After being open for the last couple of months, Ros found she loves the spot. “It’s so welcoming,” she says. Before trying out her food, people in the neighborhood assumed Camchilao was another taco truck. When they discovered it was actually Southeast Asian food—Cambodian and Lao with a few vegan Chinese dishes, too—customers gave it a try. Larb tacos are Ros’ way of acknowledging the fusion of Fruitvale’s different cultures.

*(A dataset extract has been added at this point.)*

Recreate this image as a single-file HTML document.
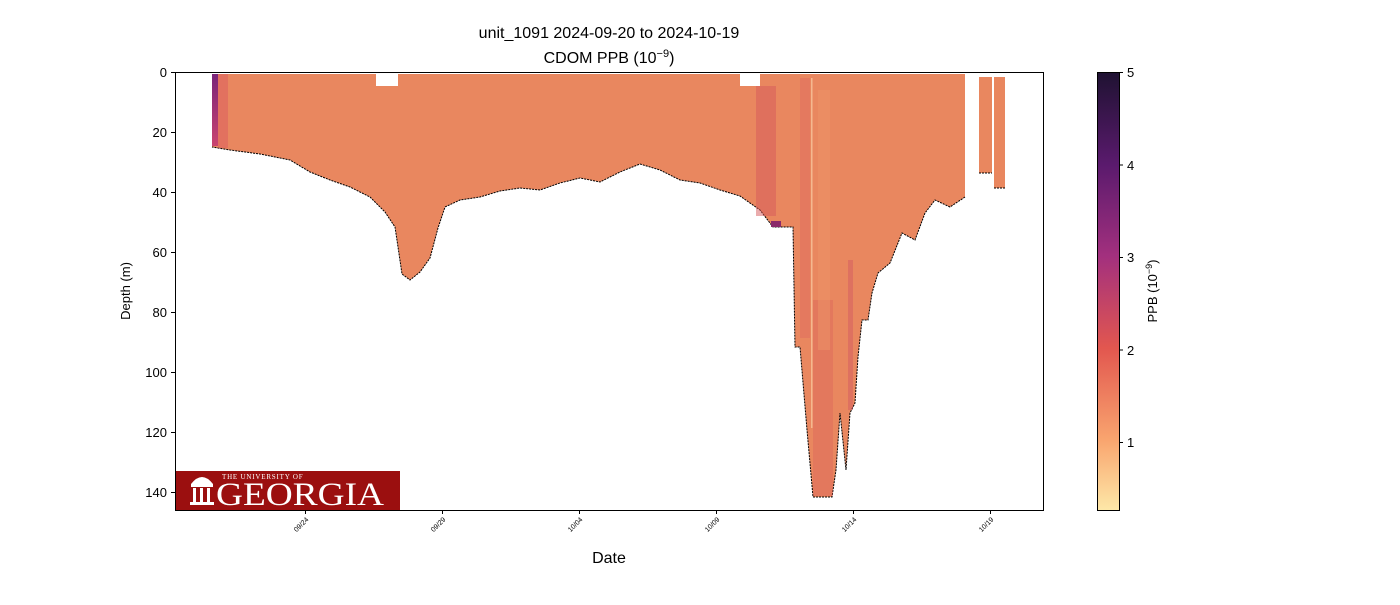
<!DOCTYPE html>
<html><head><meta charset="utf-8"><style>
body{margin:0;background:#fff;}
svg text{font-family:"Liberation Sans","DejaVu Sans",sans-serif;}
svg text.serif{font-family:"Liberation Serif","DejaVu Serif",serif;}
</style></head><body>
<svg width="1400" height="600" xmlns="http://www.w3.org/2000/svg">
<defs>
<linearGradient id="cb" x1="0" y1="0" x2="0" y2="1">
<stop offset="0" stop-color="#1f1232"/>
<stop offset="0.21" stop-color="#5a1a6d"/>
<stop offset="0.42" stop-color="#a3307e"/>
<stop offset="0.63" stop-color="#e2574f"/>
<stop offset="0.84" stop-color="#f9a56f"/>
<stop offset="1" stop-color="#fde8a8"/>
</linearGradient>
<linearGradient id="lc" x1="0" y1="0" x2="0" y2="1">
<stop offset="0" stop-color="#7a2479"/><stop offset="1" stop-color="#c9446f"/>
</linearGradient>
</defs>
<text x="609" y="38" font-size="16" text-anchor="middle">unit_1091 2024-09-20 to 2024-10-19</text>
<text x="609" y="63" font-size="16" text-anchor="middle">CDOM PPB (10<tspan dy="-6" font-size="11">−9</tspan><tspan dy="6">)</tspan></text>

<g>
<polygon fill="#e9875f" points="212,74 965,74 965,197 950,207 935,200 925,213 915,240 902,233 890,263 878,273 872,293 868,320 862,320 858,357 855,403 850,413 846,470 840,413 836,470 832,497 813,497 807,430 800,347 795,347 793,227 773,227 760,210 740,196 720,190 700,183 680,180 660,170 640,164 620,172 600,182 580,178 560,183 540,190 520,188 500,191 480,197 460,200 445,207 438,228 430,258 420,272 410,280 402,274 398,247 395,227 385,212 370,197 350,187 330,180 310,172 290,160 260,154 230,150 212,147"/>
<polyline fill="none" stroke="#000" stroke-width="1" stroke-dasharray="2,1" points="965,197 950,207 935,200 925,213 915,240 902,233 890,263 878,273 872,293 868,320 862,320 858,357 855,403 850,413 846,470 840,413 836,470 832,497 813,497 807,430 800,347 795,347 793,227 773,227 760,210 740,196 720,190 700,183 680,180 660,170 640,164 620,172 600,182 580,178 560,183 540,190 520,188 500,191 480,197 460,200 445,207 438,228 430,258 420,272 410,280 402,274 398,247 395,227 385,212 370,197 350,187 330,180 310,172 290,160 260,154 230,150 212,147"/>
<rect x="212" y="74" width="6" height="72" fill="url(#lc)"/>
<rect x="218" y="74" width="10" height="74" fill="#dc5c60" opacity="0.5"/>
<rect x="376" y="74" width="22" height="12" fill="#fff"/>
<rect x="740" y="74" width="20" height="12" fill="#fff"/>
<rect x="756" y="86" width="20" height="130" fill="#d65a5c" opacity="0.5"/>
<rect x="800" y="78" width="10" height="260" fill="#dc6460" opacity="0.4"/>
<rect x="813" y="300" width="20" height="196" fill="#d95d5c" opacity="0.35"/>
<rect x="811" y="78" width="1.5" height="350" fill="#f5b890"/>
<rect x="818" y="90" width="12" height="260" fill="#ee9468" opacity="0.5"/>
<rect x="848" y="260" width="5" height="150" fill="#cc4f62" opacity="0.4"/>
<rect x="771" y="221" width="10" height="6" fill="#8a2a6a"/>
<rect x="979" y="77" width="13" height="96" fill="#e9875f"/>
<rect x="994" y="77" width="11" height="111" fill="#e9875f"/>
<line x1="979" y1="173" x2="992" y2="173" stroke="#000" stroke-dasharray="2,1"/>
<line x1="994" y1="188" x2="1005" y2="188" stroke="#000" stroke-dasharray="2,1"/>
</g>

<rect x="175" y="471" width="225" height="39" fill="#9b0f0f"/>
<text class="serif" x="222" y="479" font-size="7" fill="#fff" letter-spacing="0.8">THE UNIVERSITY OF</text>
<text class="serif" x="216" y="505" font-size="33" fill="#fff" textLength="168" lengthAdjust="spacingAndGlyphs">GEORGIA</text>
<g fill="#fff"><rect x="191" y="484" width="22" height="3"/><rect x="193" y="488" width="3" height="14"/><rect x="200" y="488" width="3" height="14"/><rect x="207" y="488" width="3" height="14"/><rect x="190" y="502" width="24" height="3"/><path d="M191 484 Q202 470 213 484 Z"/></g>

<rect x="175.5" y="72.5" width="868" height="438" fill="none" stroke="#000" stroke-width="1"/>
<g font-size="13" text-anchor="end">
<g stroke="#000"><line x1="171" y1="72.5" x2="175" y2="72.5"/><line x1="171" y1="132.5" x2="175" y2="132.5"/><line x1="171" y1="192.5" x2="175" y2="192.5"/><line x1="171" y1="252.5" x2="175" y2="252.5"/><line x1="171" y1="312.5" x2="175" y2="312.5"/><line x1="171" y1="372.5" x2="175" y2="372.5"/><line x1="171" y1="432.5" x2="175" y2="432.5"/><line x1="171" y1="492.5" x2="175" y2="492.5"/></g>
<text x="167" y="77">0</text><text x="167" y="137">20</text><text x="167" y="197">40</text><text x="167" y="257">60</text><text x="167" y="317">80</text><text x="167" y="377">100</text><text x="167" y="437">120</text><text x="167" y="497">140</text>
</g>
<text transform="translate(130,291) rotate(-90)" font-size="13" text-anchor="middle">Depth (m)</text>
<g stroke="#000"><line x1="305.5" y1="510" x2="305.5" y2="514"/><line x1="442.5" y1="510" x2="442.5" y2="514"/><line x1="579.5" y1="510" x2="579.5" y2="514"/><line x1="716.5" y1="510" x2="716.5" y2="514"/><line x1="853.5" y1="510" x2="853.5" y2="514"/><line x1="990.5" y1="510" x2="990.5" y2="514"/></g>
<g font-size="7" text-anchor="end">
<text transform="translate(309,520) rotate(-45)">09/24</text>
<text transform="translate(446,520) rotate(-45)">09/29</text>
<text transform="translate(583,520) rotate(-45)">10/04</text>
<text transform="translate(720,520) rotate(-45)">10/09</text>
<text transform="translate(857,520) rotate(-45)">10/14</text>
<text transform="translate(994,520) rotate(-45)">10/19</text>
</g>
<text x="609" y="563" font-size="16" text-anchor="middle">Date</text>

<rect x="1097.5" y="72.5" width="22" height="438" fill="url(#cb)" stroke="#000" stroke-width="1"/>
<g stroke="#000"><line x1="1119" y1="72.5" x2="1123" y2="72.5"/><line x1="1119" y1="165" x2="1123" y2="165"/><line x1="1119" y1="257.5" x2="1123" y2="257.5"/><line x1="1119" y1="350" x2="1123" y2="350"/><line x1="1119" y1="442.5" x2="1123" y2="442.5"/></g>
<g font-size="13"><text x="1127" y="77">5</text><text x="1127" y="170">4</text><text x="1127" y="262">3</text><text x="1127" y="355">2</text><text x="1127" y="447">1</text></g>
<text transform="translate(1157,291) rotate(-90)" font-size="13" text-anchor="middle">PPB (10<tspan dy="-5" font-size="9">−9</tspan><tspan dy="5">)</tspan></text>
</svg>
</body></html>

The items on Camchilao’s menu, though, aren’t a new-fangled fusion of the three cuisines. Instead, the name acknowledges the heritage of three friends who work there together. Ros is Cambodian, Souvannalat is Lao and her friend Kin Lee, who contributed the vegan recipes, is Chinese. “You get a little mixture of all kinds of food,” Ros says. “We picked all of our favorite foods and the popular main dishes like papaya salad, Lao sausage, sticky rice and fried chicken.”

Ros, like me, says the nam kao salad is one of her favorite dishes and one of the first she learned how to make. “When I first got into cooking Lao food and learned how to eat nam kao, I felt like I’d been missing out,” she says. “You get the lettuce, squeeze the lime, add the pepper on top. It was just like, this is a complete meal!”